┏━━

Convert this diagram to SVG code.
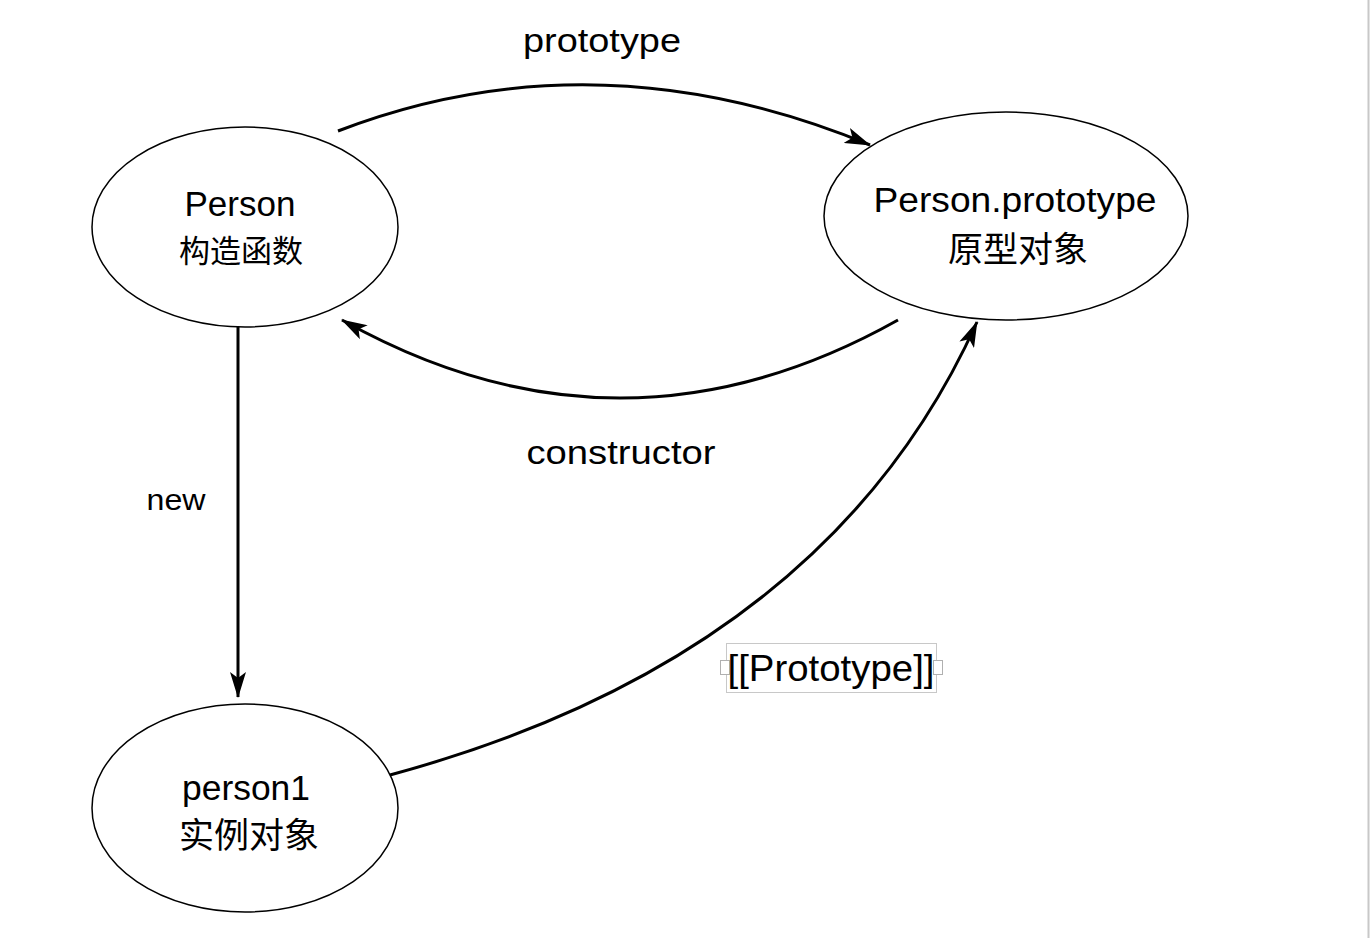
<svg xmlns="http://www.w3.org/2000/svg" width="1370" height="938" viewBox="0 0 1370 938">
<defs>
<style>
.node{fill:#fff;stroke:#000;stroke-width:1.5}
.edge{fill:none;stroke:#000;stroke-width:3}
.t{font-family:"Liberation Sans","Noto Sans CJK SC",sans-serif;fill:#000;text-anchor:middle}
.cjk{font-family:"Noto Sans CJK SC","Liberation Sans",sans-serif;fill:#000;text-anchor:middle}
</style>
<marker id="ah" viewBox="0 0 26 16" refX="25" refY="8" markerWidth="26" markerHeight="16" markerUnits="userSpaceOnUse" orient="auto">
<path d="M0,0 L26,8 L0,16 L6,8 Z" fill="#000"/>
</marker>
</defs>
<rect width="1370" height="938" fill="#fff"/>
<line x1="1368.5" y1="0" x2="1368.5" y2="938" stroke="#c8c8c8" stroke-width="2"/>
<g id="connectors">
<path class="edge" d="M338,131 Q596,32 870,145" marker-end="url(#ah)"/>
<path class="edge" d="M898,320 Q620,476 342,320" marker-end="url(#ah)"/>
<path class="edge" d="M238,327 L238,697" marker-end="url(#ah)"/>
<path class="edge" d="M390,775 Q826,657 977,322" marker-end="url(#ah)"/>
</g>
<g id="node-person">
<ellipse class="node" cx="245" cy="227" rx="153" ry="100"/>
<text class="t" x="240" y="216" font-size="35" textLength="111" lengthAdjust="spacingAndGlyphs">Person</text>
<text class="cjk" x="241" y="262" font-size="31">构造函数</text>
</g>
<g id="node-prototype">
<ellipse class="node" cx="1006" cy="216" rx="182" ry="104"/>
<text class="t" x="1015" y="212" font-size="35" textLength="283" lengthAdjust="spacingAndGlyphs">Person.prototype</text>
<text class="cjk" x="1018" y="262" font-size="35">原型对象</text>
</g>
<g id="node-person1">
<ellipse class="node" cx="245" cy="808" rx="153" ry="104"/>
<text class="t" x="246" y="800" font-size="35" textLength="128" lengthAdjust="spacingAndGlyphs">person1</text>
<text class="cjk" x="249" y="848" font-size="35">实例对象</text>
</g>
<g id="labels">
<text class="t" x="602" y="52" font-size="34" textLength="158" lengthAdjust="spacingAndGlyphs">prototype</text>
<text class="t" x="621" y="464" font-size="34" textLength="189" lengthAdjust="spacingAndGlyphs">constructor</text>
<text class="t" x="176" y="510" font-size="30" textLength="59" lengthAdjust="spacingAndGlyphs">new</text>
<g id="label-proto">
<rect x="726.5" y="643.5" width="210" height="49" fill="#fff" stroke="#c8c8c8" stroke-width="1"/>
<rect x="720.5" y="660.5" width="9" height="14" fill="#fff" stroke="#b0b0b0" stroke-width="1"/>
<rect x="933.5" y="660.5" width="9" height="14" fill="#fff" stroke="#b0b0b0" stroke-width="1"/>
<text class="t" x="831" y="681" font-size="36" textLength="207" lengthAdjust="spacingAndGlyphs">[[Prototype]]</text>
</g>
</g>
</svg>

┗━━

Instruction. Every line above should be returned exactly; the pictures stay out.

Full response.
Convert this diagram to SVG code.
<svg xmlns="http://www.w3.org/2000/svg" width="1370" height="938" viewBox="0 0 1370 938">
<defs>
<style>
.node{fill:#fff;stroke:#000;stroke-width:1.5}
.edge{fill:none;stroke:#000;stroke-width:3}
.t{font-family:"Liberation Sans","Noto Sans CJK SC",sans-serif;fill:#000;text-anchor:middle}
.cjk{font-family:"Noto Sans CJK SC","Liberation Sans",sans-serif;fill:#000;text-anchor:middle}
</style>
<marker id="ah" viewBox="0 0 26 16" refX="25" refY="8" markerWidth="26" markerHeight="16" markerUnits="userSpaceOnUse" orient="auto">
<path d="M0,0 L26,8 L0,16 L6,8 Z" fill="#000"/>
</marker>
</defs>
<rect width="1370" height="938" fill="#fff"/>
<line x1="1368.5" y1="0" x2="1368.5" y2="938" stroke="#c8c8c8" stroke-width="2"/>
<g id="connectors">
<path class="edge" d="M338,131 Q596,32 870,145" marker-end="url(#ah)"/>
<path class="edge" d="M898,320 Q620,476 342,320" marker-end="url(#ah)"/>
<path class="edge" d="M238,327 L238,697" marker-end="url(#ah)"/>
<path class="edge" d="M390,775 Q826,657 977,322" marker-end="url(#ah)"/>
</g>
<g id="node-person">
<ellipse class="node" cx="245" cy="227" rx="153" ry="100"/>
<text class="t" x="240" y="216" font-size="35" textLength="111" lengthAdjust="spacingAndGlyphs">Person</text>
<text class="cjk" x="241" y="262" font-size="31">构造函数</text>
</g>
<g id="node-prototype">
<ellipse class="node" cx="1006" cy="216" rx="182" ry="104"/>
<text class="t" x="1015" y="212" font-size="35" textLength="283" lengthAdjust="spacingAndGlyphs">Person.prototype</text>
<text class="cjk" x="1018" y="262" font-size="35">原型对象</text>
</g>
<g id="node-person1">
<ellipse class="node" cx="245" cy="808" rx="153" ry="104"/>
<text class="t" x="246" y="800" font-size="35" textLength="128" lengthAdjust="spacingAndGlyphs">person1</text>
<text class="cjk" x="249" y="848" font-size="35">实例对象</text>
</g>
<g id="labels">
<text class="t" x="602" y="52" font-size="34" textLength="158" lengthAdjust="spacingAndGlyphs">prototype</text>
<text class="t" x="621" y="464" font-size="34" textLength="189" lengthAdjust="spacingAndGlyphs">constructor</text>
<text class="t" x="176" y="510" font-size="30" textLength="59" lengthAdjust="spacingAndGlyphs">new</text>
<g id="label-proto">
<rect x="726.5" y="643.5" width="210" height="49" fill="#fff" stroke="#c8c8c8" stroke-width="1"/>
<rect x="720.5" y="660.5" width="9" height="14" fill="#fff" stroke="#b0b0b0" stroke-width="1"/>
<rect x="933.5" y="660.5" width="9" height="14" fill="#fff" stroke="#b0b0b0" stroke-width="1"/>
<text class="t" x="831" y="681" font-size="36" textLength="207" lengthAdjust="spacingAndGlyphs">[[Prototype]]</text>
</g>
</g>
</svg>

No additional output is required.